Physically large or obese patients and bariatric surgery patients are at greater risk as medical tourists.
Receiving doctors or hospitals and medical tourism companies must be ready to address more than the usual needs of medical tourists, or be prepared to risk the success of their medical tourism business because patients are harmed.
Weight loss surgery is a growth area in medical tourism. Medical tourists who choose weight loss surgery often do so without the help or guidance of a hometown doctor. Because of this, the medical travel facilitator, surgeon or hospital quality leader has a specific burden to protect these patients against the increased safety risks. The medical travel facilitator should review the facilities and surgeon’s qualifications to lessen the vulnerability of the bariatric tourist.

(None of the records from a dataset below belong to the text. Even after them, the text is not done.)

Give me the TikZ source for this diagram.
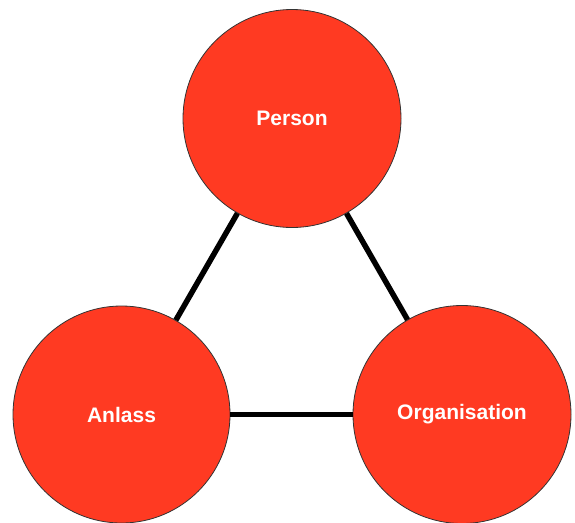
\documentclass[tikz,border=0pt]{standalone}
\usepackage{fontspec}
\setmainfont{Liberation Sans}
\definecolor{ballred}{RGB}{255,58,34}
\begin{document}
\begin{tikzpicture}[x=1pt,y=-1pt,
  ball/.style={circle,draw=black!80,line width=0.8pt,fill=ballred,minimum size=218pt,inner sep=0pt,
    text=white,font=\fontsize{21}{24}\selectfont\bfseries},
  link/.style={line width=5.5pt,black}]
\useasboundingbox (0,0) rectangle (575,522);
\node[ball] (p) at (292,118.5) {Person};
\node[ball,minimum size=217pt] (a) at (121.5,414.5) {Anlass};
\node[ball] (o) at (462,414.5) {Organisation};
\draw[link] (p) -- (a);
\draw[link] (p) -- (o);
\draw[link] (a) -- (o);
\end{tikzpicture}
\end{document}
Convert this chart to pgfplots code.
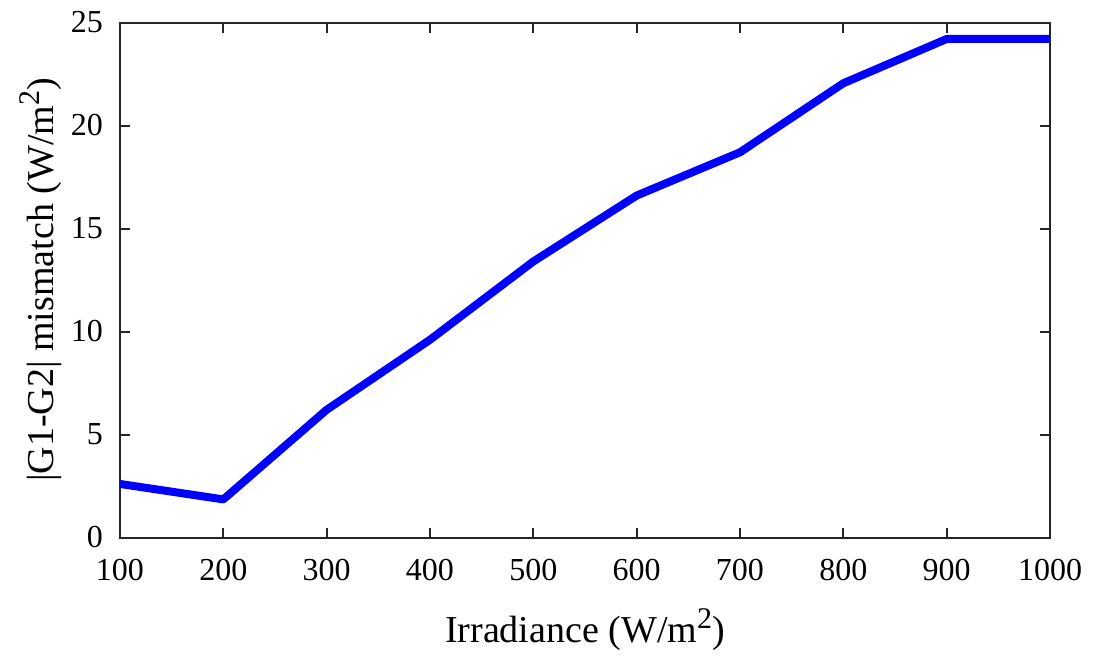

Bariatric surgery risks for medical tourists
The health care concerns of these patients extend beyond standard patient safety needs and risk avoidance issues and, for bariatric patients, beyond nutritional counseling and special diets.
Safety issues for medical tourists
According to a new report from the patient safety organization ECRI, routine hospital procedures pose unique challenges with bariatric patients, including patient handling and transport, diagnostic imaging, nursing care, airway management, and medication dosing.
These issues also profoundly affect any surgical patients with a high BMI or very tall, large men who, because of their size, may be at risk for perioperative complications such as difficult intubation, respiratory difficulties, or positioning injuries.
Safety risks checklist for medical tourism service providers
Here is a checklist to identify these safety risks, based on the ECRI report. The report shows how few hospitals meet these enhanced safety needs, even in countries where medical care is well developed.
- Physical size
One critical risk factor for these medical tourists is any marked difference in physical size between the patient and the typical nurses and hospital staff on the ward, operating suite or intensive care unit.
In countries like Thailand, Malaysia, or Korea, nurses are generally physically smaller and are often physically unable to handle a very large or heavy patient. If the patient becomes unruly or uncooperative, particularly during evening or night shifts, he may compromise an IV drip or displace critical sensors.
- Discrimination and poor attitude
Sometimes certain social customs or attitudes – on either the patient’s part or the staff – compound this physical size problem.
Bariatric patients are especially vulnerable in these situations. They are often discriminated against by nurses and hospital staff.
- Training and education
Education and training are needed to teach ward staff in safe lifting techniques for bariatric patients. Education and policy changes may be required to establish zero tolerance for discriminatory attitudes and behaviors in the hospital.
- Special equipment
In addition to standard items like bigger wheelchairs, bigger operating tables, and specially designed vehicles, some hospitals or clinics that present themselves as bariatric surgery specialists to medical tourists may consider purchasing special lifting equipment and special surgical tools and equipment, including intubation equipment for difficult airway management, specifically for these patients.
All hospitals should have the following equipment and supplies readily available.
- Bariatric beds
- Bariatric OR tables
- Bariatric wheelchairs
- Extra-large gowns, blankets, identification bracelets, blood pressure cuffs, and compression stockings
- Lateral transfer aids
- Longer needles and catheters
- Oversized chairs in public areas and exam rooms
- Patient lifts (fixed or portable models)
- Portable bariatric commodes
- Scales (either wheelchair accessible or standing platform)
- Stretchers with adequate weight capacity and size
- Tracheal tubes that are extra-long and small in diameter
A patient’s height and weight should be provided at the time of booking the surgery to identify patients with a high BMI. If the patient’s BMI is 35 or greater, the hospital or medical travel facilitator should follow up with further questions to determine whether the patient has conditions such as sleep apnea that could mark a risk for respiratory problems.
Diagnostic testing equipment should be reviewed for suitability for patients who are overly large or obese.
Special nursing guidelines can be put in place to reduce respiratory complications. All on the ward should be aware of these guidelines, dietary and mobility restrictions. Pressure-reducing mattresses make a significant difference. Pills should first be pulverized to help bariatric patients swallow them. The medical travel facilitator may consider including a small mortar and pestle in the take-home kit for the patient.
What practices have you observed that might affect or change the risk of surgery on the larger-sized medical tourist?